Radio companies benefitted greatly from the dotcom boom of the early 2000s. That's because a lot of new internet companies emerged that had budgets for radio. It was believed at that point that all one needed to build a quick new market was spend a lot of money on traditional media advertising, which included radio. So radio began to air lots of dotcom commercials until the money went dry and the dotcoms did not see any return on their advertising investments. Then came the "dot com bust" which led to many once well-funded companies going out of business. Then radio's profit margin began to suffer.
What has always seemed to work in radio is advertising that fits the theme of the format. For example, music formats such as rock and top 40 seem to be great vehicles for reaching the concert market.

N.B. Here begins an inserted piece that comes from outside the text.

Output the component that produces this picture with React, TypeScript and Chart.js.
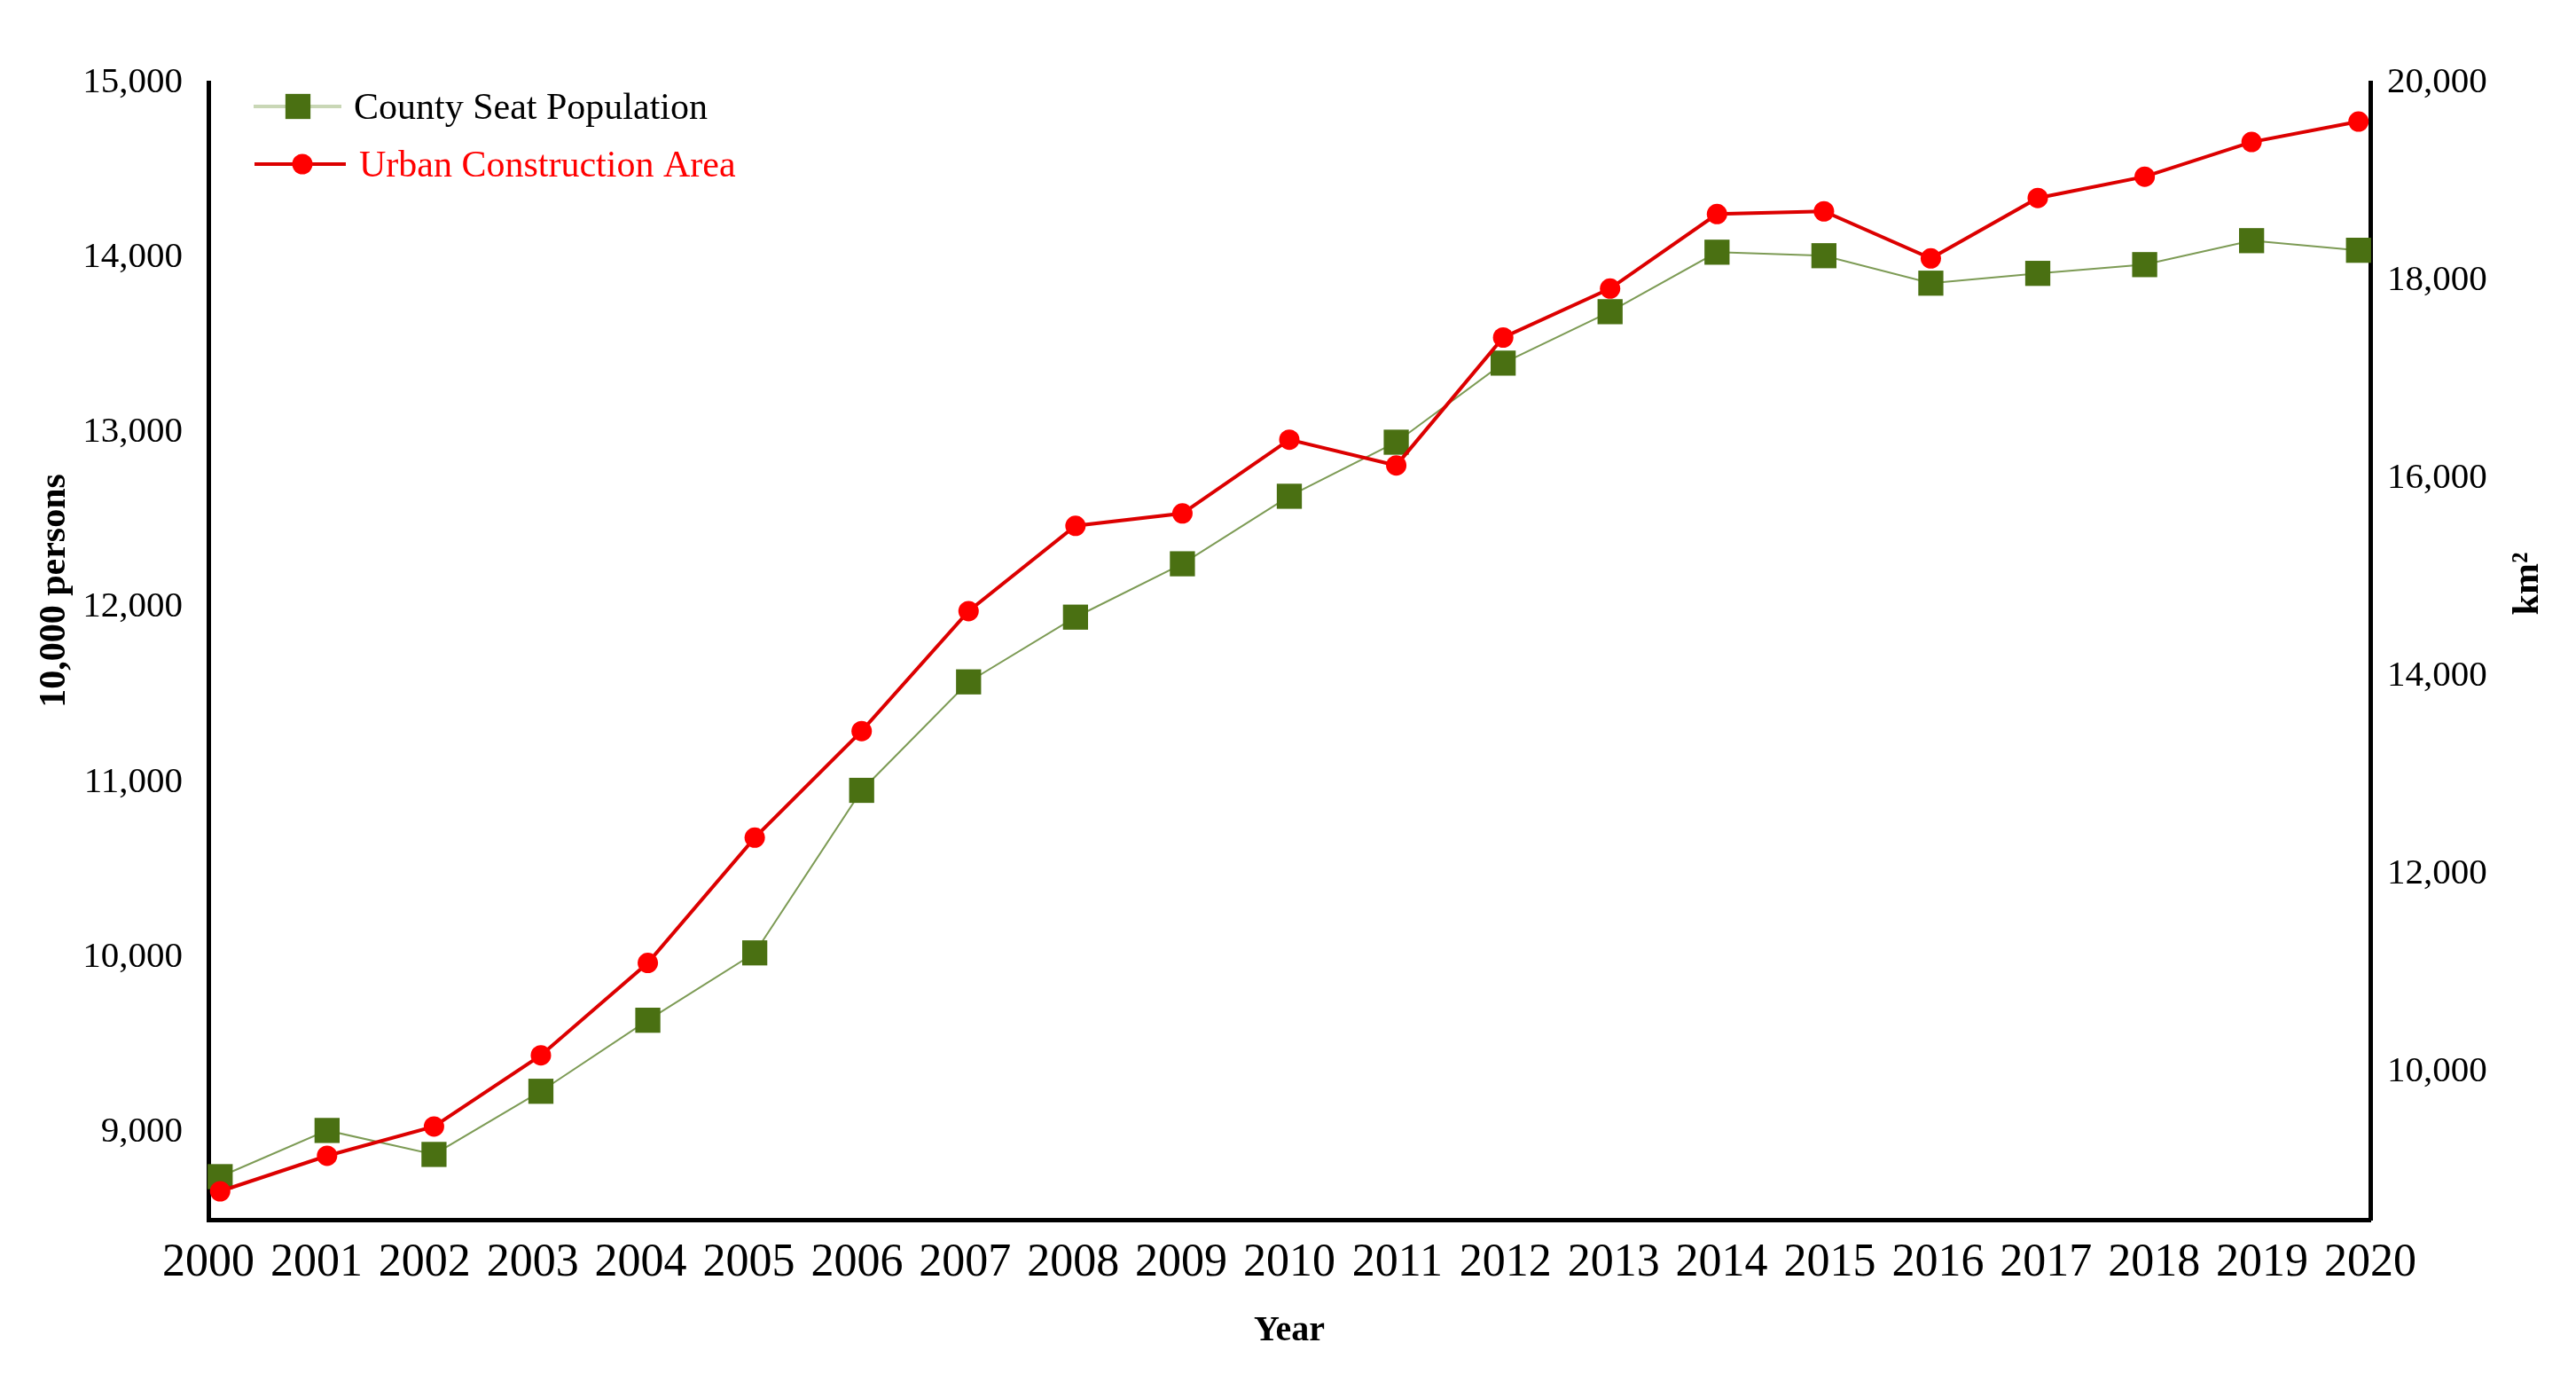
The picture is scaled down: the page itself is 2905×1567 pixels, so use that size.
import React, { useEffect, useRef } from "react";
import { Chart, registerables } from "chart.js";

Chart.register(...registerables);

const years = ["2000","2001","2002","2003","2004","2005","2006","2007","2008","2009","2010","2011","2012","2013","2014","2015","2016","2017","2018","2019","2020"];
const countySeatPopulation = [8746, 9010, 8873, 9234, 9640, 10025, 10954, 11574, 11944, 12249, 12635, 12944, 13396, 13690, 14030, 14010, 13853, 13909, 13959, 14096, 14041];
const urbanConstructionArea = [8787, 9146, 9443, 10162, 11096, 12363, 13441, 14654, 15517, 15642, 16388, 16128, 17421, 17916, 18670, 18697, 18221, 18832, 19048, 19398, 19605];

const leftTicks = [9000, 10000, 11000, 12000, 13000, 14000, 15000];
const rightTicks = [10000, 12000, 14000, 16000, 18000, 20000];

const seriesLabels = ["County Seat Population", "Urban Construction Area"];
const leftAxisTitle = "10,000 persons";
const rightAxisTitle = "km\u00B2";
const xAxisTitle = "Year";

const W = 2905;
const H = 1567;
const FONT = '"Liberation Serif", "Times New Roman", serif';

const overlayPlugin = {
  id: "overlay",
  afterDraw(chart: any) {
    const ctx = chart.ctx;
    ctx.save();
    ctx.fillStyle = "#000";
    ctx.textAlign = "center";
    ctx.textBaseline = "middle";
    ctx.font = `bold 42px ${FONT}`;
    ctx.save();
    ctx.translate(62, 666);
    ctx.rotate(-Math.PI / 2);
    ctx.fillText(leftAxisTitle, 0, 0);
    ctx.restore();
    ctx.save();
    ctx.translate(2851, 658);
    ctx.rotate(-Math.PI / 2);
    ctx.fillText(rightAxisTitle, 0, 0);
    ctx.restore();

    const ds = chart.data.datasets;
    const rows = [
      { y: 120, lineX0: 286, lineX1: 385, mx: 336, tx: 399, textColor: "#000" },
      { y: 185, lineX0: 287, lineX1: 390, mx: 341, tx: 405, textColor: "#ff0000" },
    ];
    ds.forEach((d: any, i: number) => {
      const r = rows[i];
      if (!r) return;
      ctx.strokeStyle = i === 0 ? "#c9d7b6" : d.borderColor;
      ctx.lineWidth = i === 0 ? 4 : d.borderWidth;
      ctx.beginPath();
      ctx.moveTo(r.lineX0, r.y);
      ctx.lineTo(r.lineX1, r.y);
      ctx.stroke();
      ctx.fillStyle = d.pointBackgroundColor;
      if (d.pointStyle === "rect") {
        const s = Math.SQRT1_2 * d.pointRadius;
        ctx.fillRect(r.mx - s, r.y - s, 2 * s, 2 * s);
      } else {
        ctx.beginPath();
        ctx.arc(r.mx, r.y, d.pointRadius, 0, Math.PI * 2);
        ctx.fill();
      }
      ctx.fillStyle = r.textColor;
      ctx.textAlign = "left";
      ctx.textBaseline = "middle";
      ctx.font = `42px ${FONT}`;
      ctx.fillText(d.label, r.tx, r.y + 3);
    });
    ctx.restore();
  },
};

export default function App() {
  const ref = useRef<HTMLCanvasElement | null>(null);

  useEffect(() => {
    document.body.style.margin = "0";
    document.body.style.overflow = "hidden";
    const canvas = ref.current;
    if (!canvas) return;
    Chart.defaults.font.family = FONT;
    Chart.defaults.color = "#000";

    const chart = new Chart(canvas, {
      type: "line",
      data: {
        labels: years,
        datasets: [
          {
            label: seriesLabels[0],
            data: countySeatPopulation,
            yAxisID: "y",
            xAxisID: "xd",
            borderColor: "#7d9b55",
            borderWidth: 2,
            pointStyle: "rect",
            pointRadius: 20,
            pointHoverRadius: 20,
            pointBackgroundColor: "#4a7012",
            pointBorderColor: "#4a7012",
            pointBorderWidth: 0,
            tension: 0,
            order: 2,
            clip: false,
          },
          {
            label: seriesLabels[1],
            data: urbanConstructionArea,
            yAxisID: "y1",
            xAxisID: "xd",
            borderColor: "#dc0000",
            borderWidth: 4,
            pointStyle: "circle",
            pointRadius: 11.5,
            pointHoverRadius: 11.5,
            pointBackgroundColor: "#ff0000",
            pointBorderColor: "#ff0000",
            pointBorderWidth: 0,
            tension: 0,
            order: 1,
            clip: false,
          },
        ],
      },
      options: {
        animation: false,
        responsive: false,
        maintainAspectRatio: false,
        devicePixelRatio: 1,
        layout: { padding: { top: 93, left: 0, right: 0, bottom: 0 } },
        plugins: {
          legend: { display: false },
          tooltip: { enabled: false },
        },
        scales: {
          x: {
            type: "category",
            position: "bottom",
            offset: false,
            grid: { display: false, drawTicks: false },
            border: { display: true, color: "#000", width: 5 },
            ticks: {
              font: { size: 52 },
              color: "#000",
              padding: 18,
              autoSkip: false,
              maxRotation: 0,
              minRotation: 0,
            },
            title: {
              display: true,
              text: xAxisTitle,
              font: { size: 40, weight: "bold" },
              color: "#000",
              padding: { top: 0, bottom: 42 },
            },
            afterFit: (s: any) => { s.height = 192; },
          },
          xd: {
            type: "linear",
            display: false,
            min: 1999.89,
            max: 2020.11,
          },
          y: {
            type: "linear",
            position: "left",
            min: 8500,
            max: 15000,
            grid: { display: false, drawTicks: false },
            border: { display: true, color: "#000", width: 5 },
            ticks: {
              autoSkip: false,
              font: { size: 41 },
              color: "#000",
              padding: 29,
              callback: (v: any) => Number(v).toLocaleString("en-US"),
            },
            afterBuildTicks: (s: any) => { s.ticks = leftTicks.map((v) => ({ value: v })); },
            afterFit: (s: any) => { s.width = 235; },
          },
          y1: {
            type: "linear",
            position: "right",
            min: 8500,
            max: 20000,
            grid: { display: false, drawTicks: false },
            border: { display: true, color: "#000", width: 5 },
            ticks: {
              autoSkip: false,
              font: { size: 41 },
              color: "#000",
              padding: 19,
              callback: (v: any) => Number(v).toLocaleString("en-US"),
            },
            afterBuildTicks: (s: any) => { s.ticks = rightTicks.map((v) => ({ value: v })); },
            afterFit: (s: any) => { s.width = W - 2673; },
          },
        },
      } as any,
      plugins: [overlayPlugin],
    });
    return () => chart.destroy();
  }, []);

  return (
    <div style={{ width: W, height: H, background: "#fff" }}>
      <canvas ref={ref} width={W} height={H} style={{ display: "block", width: W, height: H }} />
    </div>
  );
}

Concert advertising usually features song clips of the artist coming to town, which blends in well with the overall music format. Anything relating to pop culture has a chance of holding the attention of the pop culture consumer. Talk formats become better advertising vehicles for a wider scope of products, as the commercials blend well with talk.

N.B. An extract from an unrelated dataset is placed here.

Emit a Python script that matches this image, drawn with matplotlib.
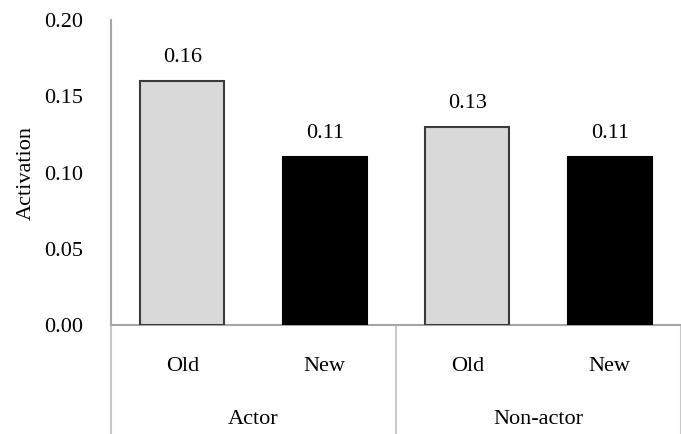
import matplotlib.pyplot as plt
import matplotlib.transforms as mtransforms

groups = ['Actor', 'Non-actor']
conditions = ['Old', 'New']
values = [0.16, 0.11, 0.13, 0.11]
value_labels = ['0.16', '0.11', '0.13', '0.11']
yticks = [0.00, 0.05, 0.10, 0.15, 0.20]

plt.rcParams['font.family'] = 'Liberation Serif'
plt.rcParams['font.size'] = 16

fig = plt.figure(figsize=(6.81, 4.34), dpi=100)
ax = fig.add_axes([0.163, 0.251, 0.837, 0.703])

axis_gray = '#a6a6a6'
sep_gray = '#c8c8c8'

x = list(range(len(values)))
fills = ['#d9d9d9', '#000000'] * len(groups)
edges = ['#3a3a3a', '#000000'] * len(groups)
ax.bar(x, values, width=0.59, color=fills, edgecolor=edges, linewidth=1.5, zorder=3)

for xi, v, lab in zip(x, values, value_labels):
    ax.annotate(lab, (xi, v), xytext=(0, 10), textcoords='offset points',
                ha='center', va='bottom')

ax.set_xlim(-0.5, len(values) - 0.5)
ax.set_ylim(0, 0.20)
ax.set_yticks(yticks)
ax.set_yticklabels([f'{t:.2f}' for t in yticks])
ax.tick_params(axis='y', length=0, pad=20)
ax.set_xticks([])
ax.set_ylabel('Activation', labelpad=6)

for side in ['top', 'right']:
    ax.spines[side].set_visible(False)
ax.spines['left'].set_color(axis_gray)
ax.spines['bottom'].set_color(axis_gray)
ax.spines['left'].set_linewidth(1.5)
ax.spines['bottom'].set_linewidth(1.5)

# two-level category axis
trans = mtransforms.blended_transform_factory(ax.transData, ax.transAxes)
for i, xi in enumerate(x):
    ax.text(xi, -0.135, conditions[i % 2], transform=trans, ha='center', va='center')
for g, name in enumerate(groups):
    ax.text(2 * g + 0.5, -0.31, name, transform=trans, ha='center', va='center')
for sx in [-0.5, 1.5, 3.5]:
    ax.plot([sx, sx], [0, -0.36], transform=trans, color=sep_gray,
            linewidth=1.5, clip_on=False)

fig.savefig('out.png', dpi=100)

It has also always been true that radio is most affective as part of a media buying package. Exclusively advertising on radio may not yield the best results, but radio combined with print and television creates a very strong marketing campaign. Now, of course, internet advertising must be considered as viable. In fact, the internet has the potential to be much more powerful than any other medium for advertising, because the internet has tools to target specific consumers. That's why a website with 10,000 users may be more valuable to advertisers than a radio station with 400,000 listeners, in which most change the station when a commercial comes on.
In today's marketing jungle, one has to wonder where radio fits in. One cannot discount the fact that any given radio station in the bigger markets reaches thousands of people. But are these thousands of people sitting through the songs waiting to hear commercials? This concept has become so puzzling to the bigger companies, that Clear Channel has come up with five second ads called "adlets" that name the sponsor and are played between songs. Could this be the next generation of radio advertising?
Apparently big radio companies program and promote their stations on the concept of cume. This is the number they sell to advertisers. Radio is selling air time to the client, but in order to do so, the station has to sell the audience to the client, or so the client imagines. The station does this with Arbitron numbers, which again are estimates on what may have happened in the past.
What an advertiser really needs is a radio station, not necessarily with a high cume, but high Time Spent Listening, also known in Arbitron terminology as TSL. The higher the TSL, the more loyal the audience is to the station, and the more likely a good number of listeners will even listen through commercials. These are the stations that are well-programmed by talented programmers who understand music flow and how information moves like a train. We are seeing less and less of these stations, as the big companies seem to want to power the cume theory of big audiences who constantly tune out. Some formats, especially niche adult formats like Album Adult Alternative and Smooth Jazz maintain high TSL in which people listen all day at work and at home. It all comes down to how the station is programmed.